Rusya Ankara Büyükelçisi Aleksey Erkhov, Rus-Türk Kültür ve Sanat Haftası açılış seremonisine katıldı.
Batı’nın gerçek anlamda bir yalan imparatorluğu olduğunun altını çizen Erkhov, “ABD önderliğindeki sözde kolektif Batı, Sovyetler Birliği’nin enkazı üzerinde, kendi ayrıcalıklılık kompleksinin yönlendirmesiyle, tüm insanlığın kaderini yönetme hakkını kendi tekeline aldı. Önce Sovyet daha sonra Rusya liderliğine verilen ve NATO askeri bloğunun Doğu’ya genişlememesini öngören spesifik siyasi güvenceleri bir kenara attılar.
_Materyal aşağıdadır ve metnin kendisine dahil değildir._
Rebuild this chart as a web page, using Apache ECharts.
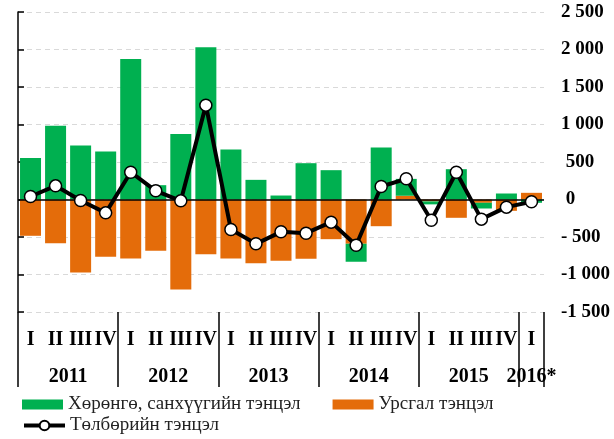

Batılı liderlerin bu güvencelerinin bir aldatmaca olduğu ortaya çıktı, zira onları muhafaza etmeye yönelik hiçbir niyetleri yoktu. Aynı zamanda, NATO’yu Rusya sınırlarına yaklaştırarak, 'başkalarının güvenliğine zarar vererek kendi güvenliğini güçlendirmemeyi' ve 'Avrupa’da hiçbir ülkenin, ülkeler grubunun veya kuruluşların askeri veya siyasi hakimiyetine izin vermemeyi' öngören AGİT’in en üst düzeydeki resmi taahhütlerini ağır bir şekilde ihlal ettikleri gerçeğinden de asla rahatsız olmadılar” ifadelerini kullandı.
Ukrayna krizinin bölgesel bir çatışma olmadığını söyleyen Erkhov, “Rusya, topraklarının yüzölçümü açısından dünyanın en büyük ülkesidir ve başka toprakları fethetmekle hiçbir şekilde ilgilenmemektedir. Bu, bölgesel jeopolitik dengeyi tesis etme girişimi de değil. Sorun çok daha geniş ve daha temelde olup yeni uluslararası düzenin altında yatan ilkelerle ilgilidir” diye konuştu.
Batılı azınlığın, onlarca yıldır mevcut olan bir dizi çözülmemiş bölgesel krizi ikinci plana attığının altını çizen Erkhov, şöyle devam etti:
“Bu bağlamda, Filistin-İsrail çatışmasından bahsetmemek mümkün değildir. 75 yıldır devam eden bu çatışmanın zorla çözülemeyeceği, yalnızca siyasi ve diplomatik yollarla, 1967 sınırları içerisinde, başkenti Doğu Kudüs olan, İsrail’le barış ve güvenlik içinde bir arada var olan bağımsız bir Filistin devletinin kurulmasını öngören bilindik uluslararası yasal çerçeve zemininde tam teşekküllü bir müzakere süreci başlatılarak çözümlenebileceği yönündeki tamamen ilkeli ve tutarlı duruşumuzu hatırlatmak isterim. Mevcut geniş çaplı tırmanışı, BM ve BM Güvenlik Konseyi’nin ilgili kararlarına uyulmasındaki kronik başarısızlıktan ve Rusya, ABD, AB ve BM’den oluşan uluslararası arabulucuların çalışmalarının Batı tarafından engellenmesinden kaynaklanan kısır şiddet sarmalının bir diğer son derece tehlikeli tezahürü olarak görüyoruz.”